▶ _Instructions for the task_
Give all the lines below again, exactly, with no pictures.

▶ _Data provided_
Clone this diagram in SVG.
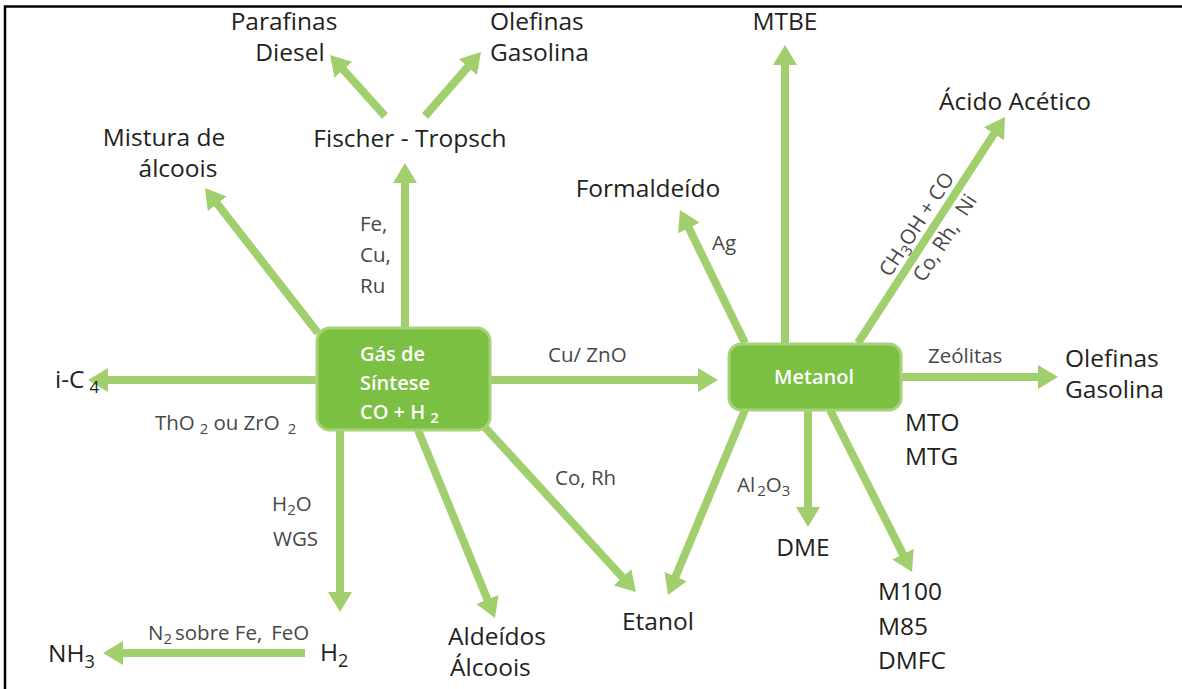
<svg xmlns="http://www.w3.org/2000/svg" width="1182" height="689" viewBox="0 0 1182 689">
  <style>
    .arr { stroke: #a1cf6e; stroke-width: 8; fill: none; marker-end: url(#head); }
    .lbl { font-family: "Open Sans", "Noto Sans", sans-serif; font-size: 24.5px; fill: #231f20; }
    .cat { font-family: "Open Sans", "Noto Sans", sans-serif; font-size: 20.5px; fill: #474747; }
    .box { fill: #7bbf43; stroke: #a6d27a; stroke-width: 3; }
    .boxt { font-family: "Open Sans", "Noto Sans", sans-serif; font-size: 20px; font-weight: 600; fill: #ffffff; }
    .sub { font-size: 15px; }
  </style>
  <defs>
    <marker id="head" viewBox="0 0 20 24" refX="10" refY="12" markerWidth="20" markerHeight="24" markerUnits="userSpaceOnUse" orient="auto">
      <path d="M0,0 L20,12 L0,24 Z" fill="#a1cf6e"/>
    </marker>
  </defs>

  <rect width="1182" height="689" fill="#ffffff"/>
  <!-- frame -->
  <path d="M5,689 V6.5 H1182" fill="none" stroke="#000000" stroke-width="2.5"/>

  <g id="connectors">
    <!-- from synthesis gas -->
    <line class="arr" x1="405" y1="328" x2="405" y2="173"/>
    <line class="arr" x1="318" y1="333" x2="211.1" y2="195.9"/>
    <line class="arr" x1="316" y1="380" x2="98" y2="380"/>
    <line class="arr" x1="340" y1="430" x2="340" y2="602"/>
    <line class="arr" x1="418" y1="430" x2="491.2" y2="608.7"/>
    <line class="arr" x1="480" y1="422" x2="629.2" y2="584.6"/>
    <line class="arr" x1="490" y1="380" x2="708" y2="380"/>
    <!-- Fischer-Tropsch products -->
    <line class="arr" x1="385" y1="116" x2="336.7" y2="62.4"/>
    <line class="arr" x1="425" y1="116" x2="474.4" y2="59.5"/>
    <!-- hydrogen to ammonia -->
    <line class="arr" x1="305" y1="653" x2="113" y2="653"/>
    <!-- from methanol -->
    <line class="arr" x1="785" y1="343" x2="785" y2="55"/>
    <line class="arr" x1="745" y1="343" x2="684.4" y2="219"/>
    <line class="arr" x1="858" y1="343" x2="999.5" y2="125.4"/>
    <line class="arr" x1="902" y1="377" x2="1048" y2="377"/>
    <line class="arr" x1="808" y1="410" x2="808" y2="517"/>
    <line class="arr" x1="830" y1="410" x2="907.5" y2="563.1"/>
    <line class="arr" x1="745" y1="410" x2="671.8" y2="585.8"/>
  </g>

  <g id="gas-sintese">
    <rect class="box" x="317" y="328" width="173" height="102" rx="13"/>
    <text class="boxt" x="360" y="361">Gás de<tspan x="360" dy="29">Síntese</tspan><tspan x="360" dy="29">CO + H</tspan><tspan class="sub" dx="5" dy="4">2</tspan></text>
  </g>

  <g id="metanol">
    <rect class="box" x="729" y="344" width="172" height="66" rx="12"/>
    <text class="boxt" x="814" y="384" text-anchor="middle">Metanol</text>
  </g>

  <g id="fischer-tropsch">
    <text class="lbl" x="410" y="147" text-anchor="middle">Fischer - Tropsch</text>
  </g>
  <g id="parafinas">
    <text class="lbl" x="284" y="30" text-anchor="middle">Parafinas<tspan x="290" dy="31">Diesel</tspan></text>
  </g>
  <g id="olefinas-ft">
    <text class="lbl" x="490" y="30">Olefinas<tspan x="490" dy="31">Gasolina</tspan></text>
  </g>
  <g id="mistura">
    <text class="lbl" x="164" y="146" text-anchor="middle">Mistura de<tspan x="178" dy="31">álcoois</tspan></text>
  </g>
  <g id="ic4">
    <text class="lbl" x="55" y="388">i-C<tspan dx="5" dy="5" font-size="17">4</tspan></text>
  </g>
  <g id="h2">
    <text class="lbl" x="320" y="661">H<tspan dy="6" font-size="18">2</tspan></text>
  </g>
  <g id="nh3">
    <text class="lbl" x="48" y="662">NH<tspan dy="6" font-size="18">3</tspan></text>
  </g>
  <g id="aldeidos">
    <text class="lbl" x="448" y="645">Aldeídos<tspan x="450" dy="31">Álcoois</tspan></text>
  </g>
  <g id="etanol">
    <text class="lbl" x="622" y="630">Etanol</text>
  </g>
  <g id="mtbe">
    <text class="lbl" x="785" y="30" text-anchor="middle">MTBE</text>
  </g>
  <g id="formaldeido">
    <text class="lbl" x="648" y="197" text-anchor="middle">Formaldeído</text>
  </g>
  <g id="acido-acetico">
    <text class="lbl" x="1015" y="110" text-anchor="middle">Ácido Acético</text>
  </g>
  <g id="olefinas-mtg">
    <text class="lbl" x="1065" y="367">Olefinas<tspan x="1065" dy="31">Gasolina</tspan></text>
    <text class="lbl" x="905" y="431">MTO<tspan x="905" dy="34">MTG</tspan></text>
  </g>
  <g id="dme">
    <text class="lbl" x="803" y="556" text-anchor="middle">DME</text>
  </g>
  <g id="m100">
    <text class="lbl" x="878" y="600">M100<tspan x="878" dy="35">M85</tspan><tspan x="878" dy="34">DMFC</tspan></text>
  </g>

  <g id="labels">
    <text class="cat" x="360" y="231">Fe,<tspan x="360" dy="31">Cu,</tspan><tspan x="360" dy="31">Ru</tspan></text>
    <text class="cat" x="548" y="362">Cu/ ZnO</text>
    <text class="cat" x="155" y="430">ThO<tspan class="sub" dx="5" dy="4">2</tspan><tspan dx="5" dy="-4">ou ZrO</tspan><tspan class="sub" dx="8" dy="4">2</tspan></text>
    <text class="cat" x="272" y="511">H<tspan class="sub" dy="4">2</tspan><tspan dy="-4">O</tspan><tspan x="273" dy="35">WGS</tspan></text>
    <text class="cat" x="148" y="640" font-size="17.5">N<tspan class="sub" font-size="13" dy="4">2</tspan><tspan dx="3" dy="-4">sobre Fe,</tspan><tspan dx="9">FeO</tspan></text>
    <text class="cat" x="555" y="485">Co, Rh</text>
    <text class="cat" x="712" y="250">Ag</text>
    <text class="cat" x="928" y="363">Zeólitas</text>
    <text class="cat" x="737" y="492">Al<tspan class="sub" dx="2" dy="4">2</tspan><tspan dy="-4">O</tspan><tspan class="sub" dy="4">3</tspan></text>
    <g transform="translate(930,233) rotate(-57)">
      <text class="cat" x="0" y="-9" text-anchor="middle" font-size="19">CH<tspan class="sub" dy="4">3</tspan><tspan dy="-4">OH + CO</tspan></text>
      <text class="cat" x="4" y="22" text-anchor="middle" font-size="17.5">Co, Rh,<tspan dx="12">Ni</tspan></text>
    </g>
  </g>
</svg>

▶ _Response to this exercise_
Clone this diagram in SVG.
<svg xmlns="http://www.w3.org/2000/svg" width="1182" height="689" viewBox="0 0 1182 689">
  <style>
    .arr { stroke: #a1cf6e; stroke-width: 8; fill: none; marker-end: url(#head); }
    .lbl { font-family: "Open Sans", "Noto Sans", sans-serif; font-size: 24.5px; fill: #231f20; }
    .cat { font-family: "Open Sans", "Noto Sans", sans-serif; font-size: 20.5px; fill: #474747; }
    .box { fill: #7bbf43; stroke: #a6d27a; stroke-width: 3; }
    .boxt { font-family: "Open Sans", "Noto Sans", sans-serif; font-size: 20px; font-weight: 600; fill: #ffffff; }
    .sub { font-size: 15px; }
  </style>
  <defs>
    <marker id="head" viewBox="0 0 20 24" refX="10" refY="12" markerWidth="20" markerHeight="24" markerUnits="userSpaceOnUse" orient="auto">
      <path d="M0,0 L20,12 L0,24 Z" fill="#a1cf6e"/>
    </marker>
  </defs>

  <rect width="1182" height="689" fill="#ffffff"/>
  <!-- frame -->
  <path d="M5,689 V6.5 H1182" fill="none" stroke="#000000" stroke-width="2.5"/>

  <g id="connectors">
    <!-- from synthesis gas -->
    <line class="arr" x1="405" y1="328" x2="405" y2="173"/>
    <line class="arr" x1="318" y1="333" x2="211.1" y2="195.9"/>
    <line class="arr" x1="316" y1="380" x2="98" y2="380"/>
    <line class="arr" x1="340" y1="430" x2="340" y2="602"/>
    <line class="arr" x1="418" y1="430" x2="491.2" y2="608.7"/>
    <line class="arr" x1="480" y1="422" x2="629.2" y2="584.6"/>
    <line class="arr" x1="490" y1="380" x2="708" y2="380"/>
    <!-- Fischer-Tropsch products -->
    <line class="arr" x1="385" y1="116" x2="336.7" y2="62.4"/>
    <line class="arr" x1="425" y1="116" x2="474.4" y2="59.5"/>
    <!-- hydrogen to ammonia -->
    <line class="arr" x1="305" y1="653" x2="113" y2="653"/>
    <!-- from methanol -->
    <line class="arr" x1="785" y1="343" x2="785" y2="55"/>
    <line class="arr" x1="745" y1="343" x2="684.4" y2="219"/>
    <line class="arr" x1="858" y1="343" x2="999.5" y2="125.4"/>
    <line class="arr" x1="902" y1="377" x2="1048" y2="377"/>
    <line class="arr" x1="808" y1="410" x2="808" y2="517"/>
    <line class="arr" x1="830" y1="410" x2="907.5" y2="563.1"/>
    <line class="arr" x1="745" y1="410" x2="671.8" y2="585.8"/>
  </g>

  <g id="gas-sintese">
    <rect class="box" x="317" y="328" width="173" height="102" rx="13"/>
    <text class="boxt" x="360" y="361">Gás de<tspan x="360" dy="29">Síntese</tspan><tspan x="360" dy="29">CO + H</tspan><tspan class="sub" dx="5" dy="4">2</tspan></text>
  </g>

  <g id="metanol">
    <rect class="box" x="729" y="344" width="172" height="66" rx="12"/>
    <text class="boxt" x="814" y="384" text-anchor="middle">Metanol</text>
  </g>

  <g id="fischer-tropsch">
    <text class="lbl" x="410" y="147" text-anchor="middle">Fischer - Tropsch</text>
  </g>
  <g id="parafinas">
    <text class="lbl" x="284" y="30" text-anchor="middle">Parafinas<tspan x="290" dy="31">Diesel</tspan></text>
  </g>
  <g id="olefinas-ft">
    <text class="lbl" x="490" y="30">Olefinas<tspan x="490" dy="31">Gasolina</tspan></text>
  </g>
  <g id="mistura">
    <text class="lbl" x="164" y="146" text-anchor="middle">Mistura de<tspan x="178" dy="31">álcoois</tspan></text>
  </g>
  <g id="ic4">
    <text class="lbl" x="55" y="388">i-C<tspan dx="5" dy="5" font-size="17">4</tspan></text>
  </g>
  <g id="h2">
    <text class="lbl" x="320" y="661">H<tspan dy="6" font-size="18">2</tspan></text>
  </g>
  <g id="nh3">
    <text class="lbl" x="48" y="662">NH<tspan dy="6" font-size="18">3</tspan></text>
  </g>
  <g id="aldeidos">
    <text class="lbl" x="448" y="645">Aldeídos<tspan x="450" dy="31">Álcoois</tspan></text>
  </g>
  <g id="etanol">
    <text class="lbl" x="622" y="630">Etanol</text>
  </g>
  <g id="mtbe">
    <text class="lbl" x="785" y="30" text-anchor="middle">MTBE</text>
  </g>
  <g id="formaldeido">
    <text class="lbl" x="648" y="197" text-anchor="middle">Formaldeído</text>
  </g>
  <g id="acido-acetico">
    <text class="lbl" x="1015" y="110" text-anchor="middle">Ácido Acético</text>
  </g>
  <g id="olefinas-mtg">
    <text class="lbl" x="1065" y="367">Olefinas<tspan x="1065" dy="31">Gasolina</tspan></text>
    <text class="lbl" x="905" y="431">MTO<tspan x="905" dy="34">MTG</tspan></text>
  </g>
  <g id="dme">
    <text class="lbl" x="803" y="556" text-anchor="middle">DME</text>
  </g>
  <g id="m100">
    <text class="lbl" x="878" y="600">M100<tspan x="878" dy="35">M85</tspan><tspan x="878" dy="34">DMFC</tspan></text>
  </g>

  <g id="labels">
    <text class="cat" x="360" y="231">Fe,<tspan x="360" dy="31">Cu,</tspan><tspan x="360" dy="31">Ru</tspan></text>
    <text class="cat" x="548" y="362">Cu/ ZnO</text>
    <text class="cat" x="155" y="430">ThO<tspan class="sub" dx="5" dy="4">2</tspan><tspan dx="5" dy="-4">ou ZrO</tspan><tspan class="sub" dx="8" dy="4">2</tspan></text>
    <text class="cat" x="272" y="511">H<tspan class="sub" dy="4">2</tspan><tspan dy="-4">O</tspan><tspan x="273" dy="35">WGS</tspan></text>
    <text class="cat" x="148" y="640" font-size="17.5">N<tspan class="sub" font-size="13" dy="4">2</tspan><tspan dx="3" dy="-4">sobre Fe,</tspan><tspan dx="9">FeO</tspan></text>
    <text class="cat" x="555" y="485">Co, Rh</text>
    <text class="cat" x="712" y="250">Ag</text>
    <text class="cat" x="928" y="363">Zeólitas</text>
    <text class="cat" x="737" y="492">Al<tspan class="sub" dx="2" dy="4">2</tspan><tspan dy="-4">O</tspan><tspan class="sub" dy="4">3</tspan></text>
    <g transform="translate(930,233) rotate(-57)">
      <text class="cat" x="0" y="-9" text-anchor="middle" font-size="19">CH<tspan class="sub" dy="4">3</tspan><tspan dy="-4">OH + CO</tspan></text>
      <text class="cat" x="4" y="22" text-anchor="middle" font-size="17.5">Co, Rh,<tspan dx="12">Ni</tspan></text>
    </g>
  </g>
</svg>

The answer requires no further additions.